- Material provided -
■ ■ ■
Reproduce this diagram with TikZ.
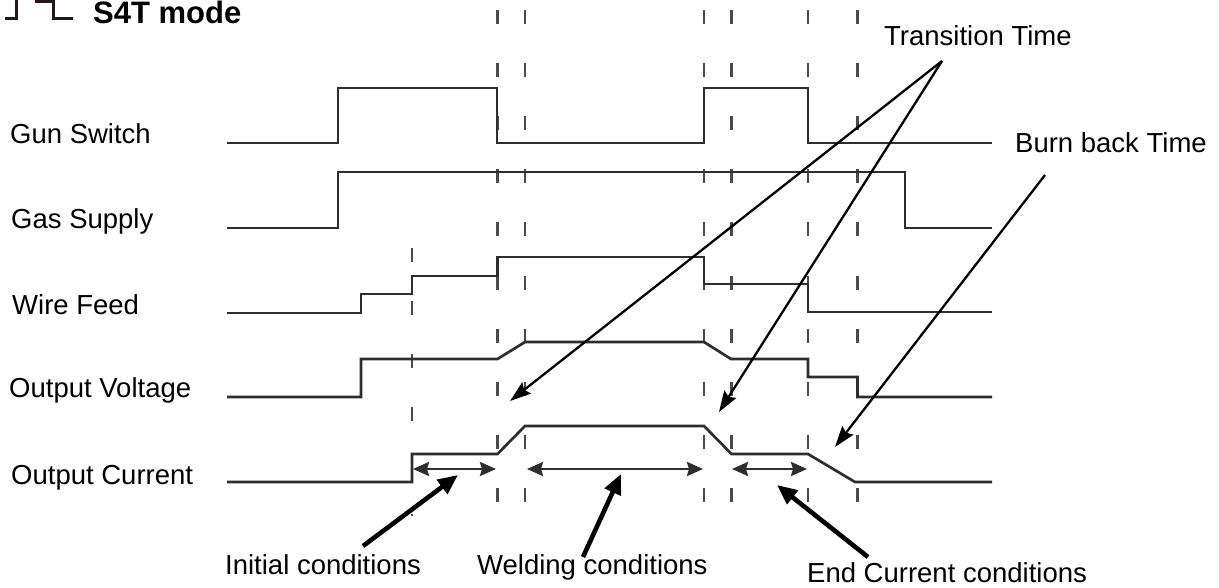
\documentclass[tikz,border=0pt]{standalone}
\usepackage{fontspec}
\setmainfont{Liberation Sans}
\usetikzlibrary{arrows.meta}
\definecolor{wave}{HTML}{2E2E2E}
\definecolor{dash}{HTML}{4A4A4A}
\definecolor{icon}{HTML}{231815}
\begin{document}
\begin{tikzpicture}[x=1pt,y=-1pt,
  lbl/.style={anchor=base west,inner sep=0pt,font=\fontsize{27.5}{32}\selectfont},
  ttl/.style={anchor=base west,inner sep=0pt,font=\fontsize{31}{36}\selectfont\bfseries},
  wv/.style={draw=wave,line width=2.7pt,line join=miter},
  guide/.style={draw=dash,line width=2.1pt,dash pattern=on 14pt off 39.1pt},
  tarrow/.style={draw=black,line width=2.3pt,-{Stealth[length=21pt,width=14pt,inset=3pt]}},
  barrow/.style={draw=black,line width=4.6pt,-{Triangle[length=20pt,width=17pt]}},
  darrow/.style={draw=wave,line width=2.7pt,{Stealth[length=16pt,width=14pt,inset=2pt]}-{Stealth[length=16pt,width=14pt,inset=2pt]}}]
\useasboundingbox (0,0) rectangle (1219,587);
\fill[white] (0,0) rectangle (1219,587);

% title icon and title
\draw[icon,line width=3pt] (5,18) -- (16,18) -- (16,-3);
\draw[icon,line width=3pt] (36,-3) -- (36,1) -- (53,1) -- (53,18) -- (73,18);
\node[ttl] (title) at (93,23) {S4T mode};

% signal labels
\node[lbl] (gun) at (10,143) {Gun Switch};
\node[lbl] (gas) at (11,228) {Gas Supply};
\node[lbl] (wire) at (12,314) {Wire Feed};
\node[lbl] (volt) at (9,397) {Output Voltage};
\node[lbl] (curr) at (11,484) {Output Current};

% dashed guide lines
\foreach \x in {497.5,525,704,731.5,808,857.5}
  \draw[guide] (\x,10) -- (\x,503);
\draw[guide] (412,248) -- (412,516);

% waveforms
\draw[wv] (227,143) -- (338,143) -- (338,88) -- (497,88) -- (497,143) -- (704,143) -- (704,88) -- (808,88) -- (808,143) -- (992,143);
\draw[wv] (227,228) -- (338,228) -- (338,172) -- (905,172) -- (905,228) -- (992,228);
\draw[wv] (227,313) -- (361,313) -- (361,294) -- (412,294) -- (412,276) -- (497.5,276) -- (497.5,257) -- (704,257) -- (704,284) -- (808,284) -- (808,312) -- (992,312);
\draw[wv] (227,397) -- (361,397) -- (361,359) -- (497.5,359) -- (525,342) -- (704,342) -- (731,359) -- (808,359) -- (808,377) -- (857.5,377) -- (857.5,397) -- (992,397);
\draw[wv] (227,482) -- (412,482) -- (412,454) -- (497.5,454) -- (525,426) -- (704,426) -- (731.5,454) -- (808,454) -- (855,482) -- (992,482);

% interval arrows on the current row
\coordinate (i1) at (413,469); \coordinate (i2) at (496,469);
\coordinate (w1) at (527,469); \coordinate (w2) at (703,469);
\coordinate (e1) at (732,469); \coordinate (e2) at (807,469);
\draw[darrow] (i1) -- (i2);
\draw[darrow] (w1) -- (w2);
\draw[darrow] (e1) -- (e2);

% top labels and arrows
\node[lbl] (trans) at (884,45) {Transition Time};
\node[lbl] (burn) at (1015,152) {Burn back Time};
\coordinate (tsrc) at (942,61);
\coordinate (ttip1) at (510,401);
\coordinate (ttip2) at (719,412);
\coordinate (bsrc) at (1045,175);
\coordinate (btip) at (835,447);
\draw[tarrow] (tsrc) -- (ttip1);
\draw[tarrow] (tsrc) -- (ttip2);
\draw[tarrow] (bsrc) -- (btip);

% bottom labels and arrows
\node[lbl] (init) at (225,574) {Initial conditions};
\node[lbl] (weld) at (477,574) {Welding conditions};
\node[lbl] (endc) at (807,582) {End Current conditions};
\coordinate (isrc) at (363,546); \coordinate (itip) at (458,475);
\coordinate (wsrc) at (583,557); \coordinate (wtip) at (621,474);
\coordinate (esrc) at (868,557); \coordinate (etip) at (777,485);
\draw[barrow] (isrc) -- (itip);
\draw[barrow] (wsrc) -- (wtip);
\draw[barrow] (esrc) -- (etip);
\end{tikzpicture}
\end{document}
■ ■ ■
- To do -
Copy out all of the material exactly as written, without its pictures.

- Result -
Reproduce this diagram with TikZ.
\documentclass[tikz,border=0pt]{standalone}
\usepackage{fontspec}
\setmainfont{Liberation Sans}
\usetikzlibrary{arrows.meta}
\definecolor{wave}{HTML}{2E2E2E}
\definecolor{dash}{HTML}{4A4A4A}
\definecolor{icon}{HTML}{231815}
\begin{document}
\begin{tikzpicture}[x=1pt,y=-1pt,
  lbl/.style={anchor=base west,inner sep=0pt,font=\fontsize{27.5}{32}\selectfont},
  ttl/.style={anchor=base west,inner sep=0pt,font=\fontsize{31}{36}\selectfont\bfseries},
  wv/.style={draw=wave,line width=2.7pt,line join=miter},
  guide/.style={draw=dash,line width=2.1pt,dash pattern=on 14pt off 39.1pt},
  tarrow/.style={draw=black,line width=2.3pt,-{Stealth[length=21pt,width=14pt,inset=3pt]}},
  barrow/.style={draw=black,line width=4.6pt,-{Triangle[length=20pt,width=17pt]}},
  darrow/.style={draw=wave,line width=2.7pt,{Stealth[length=16pt,width=14pt,inset=2pt]}-{Stealth[length=16pt,width=14pt,inset=2pt]}}]
\useasboundingbox (0,0) rectangle (1219,587);
\fill[white] (0,0) rectangle (1219,587);

% title icon and title
\draw[icon,line width=3pt] (5,18) -- (16,18) -- (16,-3);
\draw[icon,line width=3pt] (36,-3) -- (36,1) -- (53,1) -- (53,18) -- (73,18);
\node[ttl] (title) at (93,23) {S4T mode};

% signal labels
\node[lbl] (gun) at (10,143) {Gun Switch};
\node[lbl] (gas) at (11,228) {Gas Supply};
\node[lbl] (wire) at (12,314) {Wire Feed};
\node[lbl] (volt) at (9,397) {Output Voltage};
\node[lbl] (curr) at (11,484) {Output Current};

% dashed guide lines
\foreach \x in {497.5,525,704,731.5,808,857.5}
  \draw[guide] (\x,10) -- (\x,503);
\draw[guide] (412,248) -- (412,516);

% waveforms
\draw[wv] (227,143) -- (338,143) -- (338,88) -- (497,88) -- (497,143) -- (704,143) -- (704,88) -- (808,88) -- (808,143) -- (992,143);
\draw[wv] (227,228) -- (338,228) -- (338,172) -- (905,172) -- (905,228) -- (992,228);
\draw[wv] (227,313) -- (361,313) -- (361,294) -- (412,294) -- (412,276) -- (497.5,276) -- (497.5,257) -- (704,257) -- (704,284) -- (808,284) -- (808,312) -- (992,312);
\draw[wv] (227,397) -- (361,397) -- (361,359) -- (497.5,359) -- (525,342) -- (704,342) -- (731,359) -- (808,359) -- (808,377) -- (857.5,377) -- (857.5,397) -- (992,397);
\draw[wv] (227,482) -- (412,482) -- (412,454) -- (497.5,454) -- (525,426) -- (704,426) -- (731.5,454) -- (808,454) -- (855,482) -- (992,482);

% interval arrows on the current row
\coordinate (i1) at (413,469); \coordinate (i2) at (496,469);
\coordinate (w1) at (527,469); \coordinate (w2) at (703,469);
\coordinate (e1) at (732,469); \coordinate (e2) at (807,469);
\draw[darrow] (i1) -- (i2);
\draw[darrow] (w1) -- (w2);
\draw[darrow] (e1) -- (e2);

% top labels and arrows
\node[lbl] (trans) at (884,45) {Transition Time};
\node[lbl] (burn) at (1015,152) {Burn back Time};
\coordinate (tsrc) at (942,61);
\coordinate (ttip1) at (510,401);
\coordinate (ttip2) at (719,412);
\coordinate (bsrc) at (1045,175);
\coordinate (btip) at (835,447);
\draw[tarrow] (tsrc) -- (ttip1);
\draw[tarrow] (tsrc) -- (ttip2);
\draw[tarrow] (bsrc) -- (btip);

% bottom labels and arrows
\node[lbl] (init) at (225,574) {Initial conditions};
\node[lbl] (weld) at (477,574) {Welding conditions};
\node[lbl] (endc) at (807,582) {End Current conditions};
\coordinate (isrc) at (363,546); \coordinate (itip) at (458,475);
\coordinate (wsrc) at (583,557); \coordinate (wtip) at (621,474);
\coordinate (esrc) at (868,557); \coordinate (etip) at (777,485);
\draw[barrow] (isrc) -- (itip);
\draw[barrow] (wsrc) -- (wtip);
\draw[barrow] (esrc) -- (etip);
\end{tikzpicture}
\end{document}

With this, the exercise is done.